Data in gpu, computation in cpu

I am suffering from a very strange problem and I have to ask someone who might be familiar with it.
Briefly speaking, 0% gpu-util with a lot of gpu memory (see figure below).

The code I am running is protonets which uses the fancy torchnet frame. I have a Quadro P4000 on my local desktop and a Tesla V100 on the server cluster. The code works well with 50% gpu-util on my local desktop but cannot reach even 1% gpu-util on the cluster with the V100. It turns out the code on the cluster is at least 10 times slower than on the local machine.

After a lot of configurations, both the cluster node and my location desktop have the same settings: python 3.6.5, cuda 9.0, pytorch 0.4.0. The configuration thus is probably not an issue.

I am pretty sure I have applied cuda() to all the possible models, tensors, and you can see that they are indeed loaded into the gpu-memory (2503/16160 MiB, in the picture). But why can’t they go through the computation in gpu?

I initially doubt whether torchnet support V100 or not. But after running a simple example, I found the example ran well on V100.

PS: I didn’t change anything in the source code of the protonets. But it just cannot work on V100, while work well on P4000.

Print output.device to see it output is allocated to cuda:0 or cpu

If it’s allocated in cpu u probably did something wrong.

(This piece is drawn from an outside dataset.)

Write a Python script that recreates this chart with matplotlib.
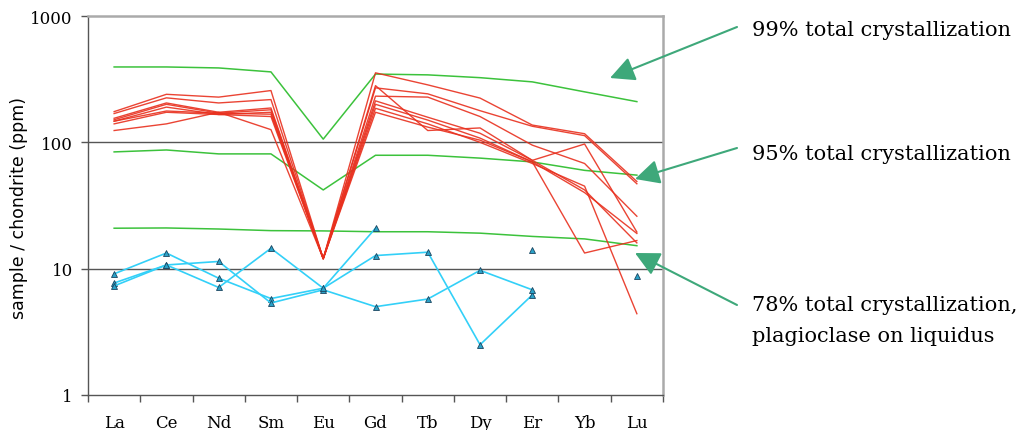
import numpy as np
import matplotlib
matplotlib.use("Agg")
import matplotlib.pyplot as plt
from matplotlib.ticker import FixedLocator, NullFormatter, NullLocator

nan = np.nan
elements = ["La", "Ce", "Nd", "Sm", "Eu", "Gd", "Tb", "Dy", "Er", "Yb", "Lu"]

# model curves (fractional crystallization)
model_99 = [395, 395, 388, 361, 106, 347, 342, 325, 301, 251, 210]
model_95 = [84, 87, 81, 81, 42, 79, 79, 75, 70, 60, 55]
model_78 = [20.9, 21, 20.6, 20, 19.9, 19.6, 19.6, 19.1, 18, 17.2, 15.2]

# red sample patterns
red_1 = [175, 240, 228, 257, 12, 355, 285, 224, 137, 117, 49]
red_2 = [169, 225, 205, 218, 12, 270, 242, 178, 134, 113, 47]
red_3 = [155, 205, 173, 187, 12, 281, 124, 130, 72, 97, 19.5]
red_4 = [151, 200, 170, 181, 12, 232, 228, 160, 95, 68, 26]
red_5 = [147, 190, 166, 173, 12, 213, 158, 118, 72, 42, 16]
red_6 = [147, 177, 170, 167, 12, 200, 150, 108, 70, 13.3, 16.7]
red_7 = [140, 173, 166, 160, 12, 186, 140, 100, 68, 45, 4.4]
red_8 = [124, 140, 173, 126, 12, 173, 132, 104, 70, 40, 19]

# blue sample patterns
blue_1 = [9.1, 13.3, 8.4, 5.8, 7.0, 12.7, 13.5, 2.5, 6.2, nan, nan]
blue_2 = [7.7, 10.7, 11.4, 5.35, 6.8, 5.0, 5.75, 9.7, 6.8, nan, nan]
blue_3 = [7.3, 10.7, 7.1, 14.5, 7.0, 20.9, nan, nan, 14.1, nan, 8.8]

models = [model_99, model_95, model_78]
reds = [red_1, red_2, red_3, red_4, red_5, red_6, red_7, red_8]
blues = [blue_1, blue_2, blue_3]

W, H = 1023, 431
fig = plt.figure(figsize=(W / 100, H / 100), dpi=100)
ax = fig.add_axes([88 / W, 1 - 396 / H, (663 - 88) / W, (396 - 17) / H])

x = np.arange(len(elements))
green = "#3cc23c"
red = "#e8301e"
cyan = "#33d0f8"

for m in models:
    ax.plot(x, m, color=green, lw=1.1, zorder=3)
for r in reds:
    ax.plot(x, r, color=red, lw=1.0, alpha=0.9, zorder=4)
for b in blues:
    ax.plot(x, b, color=cyan, lw=1.2, marker="^", markersize=4.5,
            markerfacecolor="#2aa2c8", markeredgecolor="#1b4560",
            markeredgewidth=0.6, zorder=5)

ax.set_yscale("log")
ax.set_ylim(1, 1000)
ax.set_xlim(-0.5, len(elements) - 0.5)

# grid lines
ax.axhline(100, color="#555555", lw=1.0, zorder=1)
ax.axhline(10, color="#555555", lw=1.0, zorder=1)

for s in ["top", "right"]:
    ax.spines[s].set_color("#aaaaaa")
    ax.spines[s].set_linewidth(1.8)
for s in ["left", "bottom"]:
    ax.spines[s].set_color("#555555")
    ax.spines[s].set_linewidth(1.0)

ax.yaxis.set_major_locator(FixedLocator([1, 10, 100, 1000]))
ax.yaxis.set_minor_locator(NullLocator())
ax.set_yticklabels(["1", "10", "100", "1000"])
ax.tick_params(axis="y", length=5, width=1, color="#555555", pad=6,
               labelsize=12, labelfontfamily="DejaVu Serif")

ax.xaxis.set_major_locator(FixedLocator(np.arange(-0.5, len(elements), 1.0)))
ax.xaxis.set_major_formatter(NullFormatter())
ax.xaxis.set_minor_locator(FixedLocator(x))
ax.set_xticklabels(elements, minor=True)
ax.tick_params(axis="x", which="major", length=5, width=1, color="#555555")
ax.tick_params(axis="x", which="minor", length=0, pad=14, labelsize=12,
               labelfontfamily="DejaVu Serif")

ax.set_ylabel("sample / chondrite (ppm)", fontsize=12.5, family="DejaVu Sans")
ax.yaxis.set_label_coords((28 - 88) / 575, (396 - 208) / 379)

# annotations with arrows (figure pixel coordinates)
arrow_col = "#3ea87a"
def px(xp, yp):
    return (xp / W, 1 - yp / H)

texts = [
    ("99% total crystallization", (752, 30), (737, 28), (610, 79)),
    ("95% total crystallization", (752, 155), (737, 149), (635, 180)),
    ("78% total crystallization,\nplagioclase on liquidus", (752, 321), (737, 306), (635, 254)),
]
for t, tp, start, tip in texts:
    fig.text(*px(*tp), t, fontsize=15, family="DejaVu Serif", va="center",
             ha="left", linespacing=1.8)
    fig.add_artist(matplotlib.patches.FancyArrowPatch(
        px(*start), px(*tip), transform=fig.transFigure,
        arrowstyle="-|>,head_length=1.5,head_width=0.75", mutation_scale=10,
        color=arrow_col, lw=1.5, shrinkA=0, shrinkB=0))

fig.savefig("out.png", dpi=100)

It may also be a cuda drivers problem or dunno. Not so much info

Yes, I have checked all the inputs and outputs before and after computations. They are all allocated to cuda:0.

Are u working in PC, cluster? u may have wrongly exported environment variables?

I am working on cluster. The key env vars are set to be the same, specified above. But it is just having trouble running on gpu’s on cluster.

cuda: 9.0
pytorch: 0.4.0
python 3.6.5

I think these are the only vars important to the training, right?

Not Really, in professional clusters (ones managed by an administrator) there are usually several versions of cuda and cudnn. It may happen (it happened to me) that when you are exporting environment variables you do it wrongly or pointing to wrong versions. You have to check which version of pytorch you have (it means, which cuda version the pytorch version you installed is compatible with, I guess there are installations for cuda 8 9 9.1 and 9.2 right now) and check what is there available in you cluster.
When you run a job you typically have to export those variables
Those are
CUDA_HOME
LD_LIBRARY
And depending on your cluster some other related to python, pytorch etcetera… it depens a lot on the cluster. Go to the shell and check if those variables exist.

If error is due to hardware compatibility there is no so much you can do. But I guess in the end pytorch layer rely on cuda, and I don’t think cuda drives does not work with those powerful gpus.

Thanks, Juan. I set up the same environments and finally figured out why. I wrote four versions of the code and modify different suspicious parts. I found that function “TransformDataset” from the new pytorch framework torchnet seems incompatible with the gpu V100. As long as I use some conventional dataset class like TensorDataset or run the code on P4000, everything works well. It is quite strange. But since torchnet is new, I think such incompatibility is understandable.